Seit 2007 leitet er den Erweiterten Bewertungsausschuss für die vertragsärztliche Versorgung, der auf der Bundesebene im Streitfall zwischen dem Spitzenverband der Krankenkassen und der Kassenärztlichen Bundesvereinigung über die Honorare für die niedergelassenen Ärzte entscheidet. Seit Juli 2015 ist Wasem sogar unparteiischer Vorsitzender der Schiedsstelle zur Festsetzung von Preisen für patentgeschützte Arzneimittel. Wenn sich der pharmazeutische Hersteller und der Spitzenverband Bund der Krankenkassen nicht auf einen Preis einigen, kommt der Professor ins Spiel – sehr zur Zufriedenheit der pharmazeutischen Industrie, wie man hört.

Zahllos sind Wasems Nebenämter in Beiräten von privaten Krankenversicherungen und Beratungsgremien von Verbänden im Bereich des Gesundheitswesens. Auch den Hauptkritikern des aktuellen Finanzausgleichs, den Betriebskrankenkassen, war er lange beratend eng verbunden. Dabei rühmen alle seine hohe fachliche Expertise.

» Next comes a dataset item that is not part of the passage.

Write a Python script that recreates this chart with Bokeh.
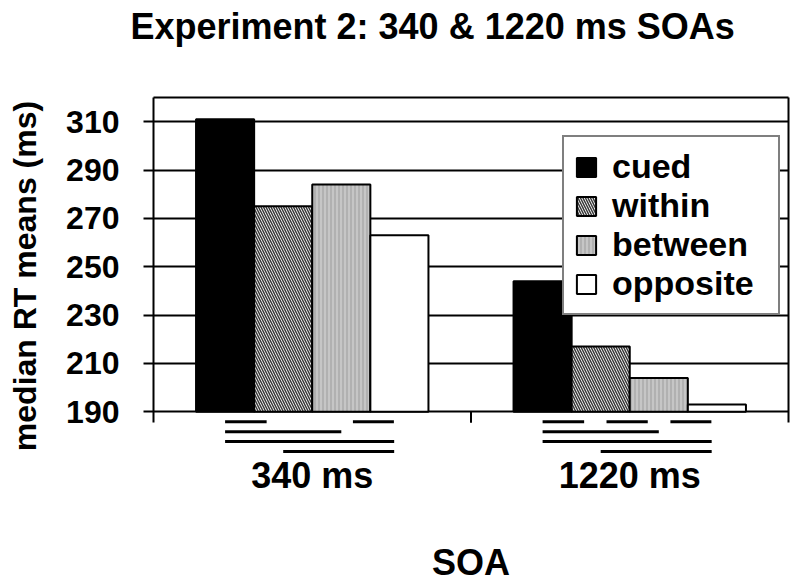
from bokeh.plotting import figure
from bokeh.layouts import column
from bokeh.models import (FactorRange, Range1d, LinearAxis, CategoricalAxis, FixedTicker,
                          Grid, Legend, LegendItem, ColumnDataSource)
from bokeh.embed import file_html
from bokeh.resources import INLINE

# ---------------- data ----------------
TITLE = "Experiment 2: 340 & 1220 ms SOAs"
X_LABEL = "SOA"
Y_LABEL = "median RT means (ms)"
soas = ["340 ms", "1220 ms"]
conditions = ["cued", "within", "between", "opposite"]
cued = [311, 244]
within = [275, 217]
between = [284, 204]
opposite = [263, 193]
y_ticks = [190, 210, 230, 250, 270, 290, 310]
y_min, y_max = 190, 320
# pairwise comparison bars drawn under each SOA group, one list per row
sig_340 = [[("cued", "within"), ("between", "opposite")],
           [("cued", "between")],
           [("cued", "opposite")],
           [("within", "opposite")]]
sig_1220 = [[("cued", "within"), ("within", "between"), ("between", "opposite")],
            [("cued", "between")],
            [("cued", "opposite")],
            [("within", "opposite")]]
sig_rows = [sig_340, sig_1220]

# ---------------- layout / style ----------------
FONT = "Liberation Sans"
W, H = 800, 585
TITLE_H = 64             # height of the strip that carries the chart title
TITLE_LEFT = 132
PH = H - TITLE_H         # height of the chart figure
B_LEFT, B_RIGHT = 153, 12
PLOT_TOP = 97 - TITLE_H  # pixel rows inside the chart figure
AXIS_PX = 413 - TITLE_H
FRAME_BOTTOM = 456 - TITLE_H
B_TOP = PLOT_TOP
B_BOTTOM = PH - FRAME_BOTTOM
px_per_unit = (AXIS_PX - PLOT_TOP) / (y_max - y_min)
Y_START = y_max - (FRAME_BOTTOM - PLOT_TOP) / px_per_unit
u = 1.0 / px_per_unit
TICK_PX = 11
ROW_PX = 10
bw = 0.183
n = len(conditions)

styles = {
    "cued": dict(fill_color="black"),
    "within": dict(fill_color="white", hatch_pattern="\\", hatch_color="#3a3a3a",
                   hatch_scale=5, hatch_weight=1.5),
    "between": dict(fill_color="#c6c6c6", hatch_pattern="|", hatch_color="#9c9c9c",
                    hatch_scale=4, hatch_weight=1),
    "opposite": dict(fill_color="white"),
}

# ---- title strip ----
pt = figure(width=W, height=TITLE_H, x_range=Range1d(0, 1), y_range=Range1d(0, 1),
            output_backend="svg", toolbar_location=None, title=TITLE,
            x_axis_location=None, y_axis_location=None,
            min_border_left=TITLE_LEFT, min_border_right=0, min_border_top=0,
            min_border_bottom=0)
pt.outline_line_color = None
pt.grid.visible = False
pt.title.text_font = FONT
pt.title.text_font_size = "36px"
pt.title.text_font_style = "bold"
pt.title.text_color = "black"
pt.title.align = "left"
pt.title.offset = -23
pt.title.vertical_align = "bottom"
pt.title.standoff = 6

# ---- chart ----
p = figure(width=W, height=PH, x_range=FactorRange(*soas, range_padding=0),
           y_range=Range1d(Y_START, y_max), output_backend="svg", toolbar_location=None,
           x_axis_location=None, y_axis_location=None, title=None,
           min_border_left=B_LEFT, min_border_right=B_RIGHT,
           min_border_top=B_TOP, min_border_bottom=B_BOTTOM)
p.outline_line_color = None
p.grid.visible = False
p.background_fill_color = "white"
p.border_fill_color = "white"

# gridlines (the 190 line doubles as the x-axis line)
ygrid = Grid(dimension=1, ticker=FixedTicker(ticks=y_ticks), grid_line_color="black",
             grid_line_width=2)
p.add_layout(ygrid)

# bars
renderers = {}
series = [cued, within, between, opposite]
idx = {c: j for j, c in enumerate(conditions)}


def bar_center(i, cond):
    return i + 0.5 + (idx[cond] - (n - 1) / 2) * bw


for cond, vals in zip(conditions, series):
    xs = [bar_center(i, cond) for i in range(len(soas))]
    src = ColumnDataSource(dict(x=xs, top=vals))
    renderers[cond] = p.vbar(x="x", top="top", bottom=y_min, width=bw, source=src,
                             line_color="black", line_width=2, **styles[cond])

# comparison bars
x0s, x1s, ys = [], [], []
for i, rows in enumerate(sig_rows):
    for k, row in enumerate(rows, start=1):
        y = y_min - k * ROW_PX * u
        for a, b in row:
            ia, ib = idx[a], idx[b]
            if ib - ia == 1:
                x0s.append(bar_center(i, a) + 0.1 * bw * ia)
                x1s.append(bar_center(i, b) - 0.095 * bw * (n - ib))
            else:
                x0s.append(bar_center(i, a))
                x1s.append(bar_center(i, b) - (0.09 * bw if ib == n - 1 else 0))
            ys.append(y)
p.segment(x0=x0s, y0=ys, x1=x1s, y1=ys, line_color="black", line_width=3)

# category boundary tick(s) between groups
bx = [float(i) for i in range(1, len(soas))]
p.segment(x0=bx, x1=bx, y0=[y_min] * len(bx), y1=[y_min - TICK_PX * u] * len(bx),
          line_color="black", line_width=2)

# axes
yaxis = LinearAxis(ticker=FixedTicker(ticks=y_ticks), bounds=(y_min - TICK_PX * u, y_max),
                   axis_label=Y_LABEL, axis_line_width=2, axis_line_color="black",
                   major_tick_out=10, major_tick_in=0, major_tick_line_width=2,
                   major_label_standoff=24,
                   major_label_text_font=FONT, major_label_text_font_size="32px",
                   major_label_text_font_style="bold", major_label_text_color="black",
                   axis_label_text_font=FONT, axis_label_text_font_size="32px",
                   axis_label_text_font_style="bold", axis_label_text_color="black",
                   axis_label_standoff=20)
p.add_layout(yaxis, "left")

raxis = LinearAxis(ticker=FixedTicker(ticks=[]), bounds=(y_min - TICK_PX * u, y_max),
                   axis_line_width=2, axis_line_color="black", major_tick_out=0, major_tick_in=0,
                   major_label_standoff=0)
p.add_layout(raxis, "right")

taxis = LinearAxis(ticker=FixedTicker(ticks=[]), axis_line_width=2, axis_line_color="black",
                   major_tick_out=0, major_tick_in=0, major_label_standoff=0)
p.add_layout(taxis, "above")

xaxis = CategoricalAxis(axis_line_color=None, major_tick_out=0, major_tick_in=0,
                        major_label_standoff=0, major_label_text_font=FONT,
                        major_label_text_font_size="36px", major_label_text_font_style="bold",
                        major_label_text_color="black", axis_label=X_LABEL,
                        axis_label_text_font=FONT, axis_label_text_font_size="36px",
                        axis_label_text_font_style="bold", axis_label_text_color="black",
                        axis_label_standoff=43)
p.add_layout(xaxis, "below")

# legend
legend = Legend(items=[LegendItem(label=c, renderers=[renderers[c]]) for c in conditions],
                location=(409, 139), orientation="vertical", margin=0,
                border_line_color="black", border_line_width=2,
                background_fill_color="white", background_fill_alpha=1.0,
                label_text_font=FONT, label_text_font_size="34px",
                label_text_font_style="bold", label_text_color="black",
                glyph_width=24, glyph_height=24, label_standoff=14, padding=10,
                spacing=0, label_height=38, label_width=156)
p.add_layout(legend)

layout = column(pt, p, spacing=0)
open("out.html", "w").write(file_html(layout, INLINE))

Ob sich die Ämterhäufung Wasems noch mit dem Anspruch an wissenschaftliche Unabhängigkeit vereinbaren lässt, daran gib es aber schon Zweifel. Eigentlich sollten Wasem, van de Ven und Wambach ihre Evaluation bis Ende dieses Monats abgeschlossen haben. Doch daraus wird nichts werden, heißt es in Krankenkassenkreisen. Vor dem Jahresende seien keine Ergebnisse zu erwarten. Das könnte bedeuten, dass das Streitthema Finanzausgleich bei den Koalitionsverhandlungen einfach ausgespart werden wird.